→ AIM
Copy all the material below, exactly as it stands.

→ COLLECTED DATA
#####
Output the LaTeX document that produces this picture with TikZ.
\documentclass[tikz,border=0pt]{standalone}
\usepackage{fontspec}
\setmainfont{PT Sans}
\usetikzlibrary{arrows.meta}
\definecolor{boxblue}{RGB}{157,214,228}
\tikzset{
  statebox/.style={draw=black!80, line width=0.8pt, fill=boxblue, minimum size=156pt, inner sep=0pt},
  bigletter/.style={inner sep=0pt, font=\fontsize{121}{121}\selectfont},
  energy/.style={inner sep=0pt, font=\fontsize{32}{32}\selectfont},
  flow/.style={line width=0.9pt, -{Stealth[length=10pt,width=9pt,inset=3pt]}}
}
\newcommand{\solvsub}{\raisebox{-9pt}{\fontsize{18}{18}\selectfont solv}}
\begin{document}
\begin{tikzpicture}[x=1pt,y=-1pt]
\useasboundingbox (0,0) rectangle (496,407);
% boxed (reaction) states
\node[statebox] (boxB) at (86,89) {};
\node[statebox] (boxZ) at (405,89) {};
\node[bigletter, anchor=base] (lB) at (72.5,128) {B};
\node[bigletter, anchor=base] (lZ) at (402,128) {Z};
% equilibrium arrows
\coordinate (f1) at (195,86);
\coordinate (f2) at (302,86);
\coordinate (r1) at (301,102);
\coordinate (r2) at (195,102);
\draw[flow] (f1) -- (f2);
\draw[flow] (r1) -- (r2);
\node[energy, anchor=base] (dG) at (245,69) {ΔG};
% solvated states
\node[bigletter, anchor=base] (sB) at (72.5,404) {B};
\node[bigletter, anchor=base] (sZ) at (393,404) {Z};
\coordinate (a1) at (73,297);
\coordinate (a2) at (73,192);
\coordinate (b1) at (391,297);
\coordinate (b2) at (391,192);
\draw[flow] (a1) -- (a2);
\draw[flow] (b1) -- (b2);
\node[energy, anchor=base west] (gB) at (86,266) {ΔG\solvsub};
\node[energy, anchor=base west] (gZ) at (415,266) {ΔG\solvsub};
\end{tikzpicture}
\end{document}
#####
→ FINISHED EXERCISE
Output the LaTeX document that produces this picture with TikZ.
\documentclass[tikz,border=0pt]{standalone}
\usepackage{fontspec}
\setmainfont{PT Sans}
\usetikzlibrary{arrows.meta}
\definecolor{boxblue}{RGB}{157,214,228}
\tikzset{
  statebox/.style={draw=black!80, line width=0.8pt, fill=boxblue, minimum size=156pt, inner sep=0pt},
  bigletter/.style={inner sep=0pt, font=\fontsize{121}{121}\selectfont},
  energy/.style={inner sep=0pt, font=\fontsize{32}{32}\selectfont},
  flow/.style={line width=0.9pt, -{Stealth[length=10pt,width=9pt,inset=3pt]}}
}
\newcommand{\solvsub}{\raisebox{-9pt}{\fontsize{18}{18}\selectfont solv}}
\begin{document}
\begin{tikzpicture}[x=1pt,y=-1pt]
\useasboundingbox (0,0) rectangle (496,407);
% boxed (reaction) states
\node[statebox] (boxB) at (86,89) {};
\node[statebox] (boxZ) at (405,89) {};
\node[bigletter, anchor=base] (lB) at (72.5,128) {B};
\node[bigletter, anchor=base] (lZ) at (402,128) {Z};
% equilibrium arrows
\coordinate (f1) at (195,86);
\coordinate (f2) at (302,86);
\coordinate (r1) at (301,102);
\coordinate (r2) at (195,102);
\draw[flow] (f1) -- (f2);
\draw[flow] (r1) -- (r2);
\node[energy, anchor=base] (dG) at (245,69) {ΔG};
% solvated states
\node[bigletter, anchor=base] (sB) at (72.5,404) {B};
\node[bigletter, anchor=base] (sZ) at (393,404) {Z};
\coordinate (a1) at (73,297);
\coordinate (a2) at (73,192);
\coordinate (b1) at (391,297);
\coordinate (b2) at (391,192);
\draw[flow] (a1) -- (a2);
\draw[flow] (b1) -- (b2);
\node[energy, anchor=base west] (gB) at (86,266) {ΔG\solvsub};
\node[energy, anchor=base west] (gZ) at (415,266) {ΔG\solvsub};
\end{tikzpicture}
\end{document}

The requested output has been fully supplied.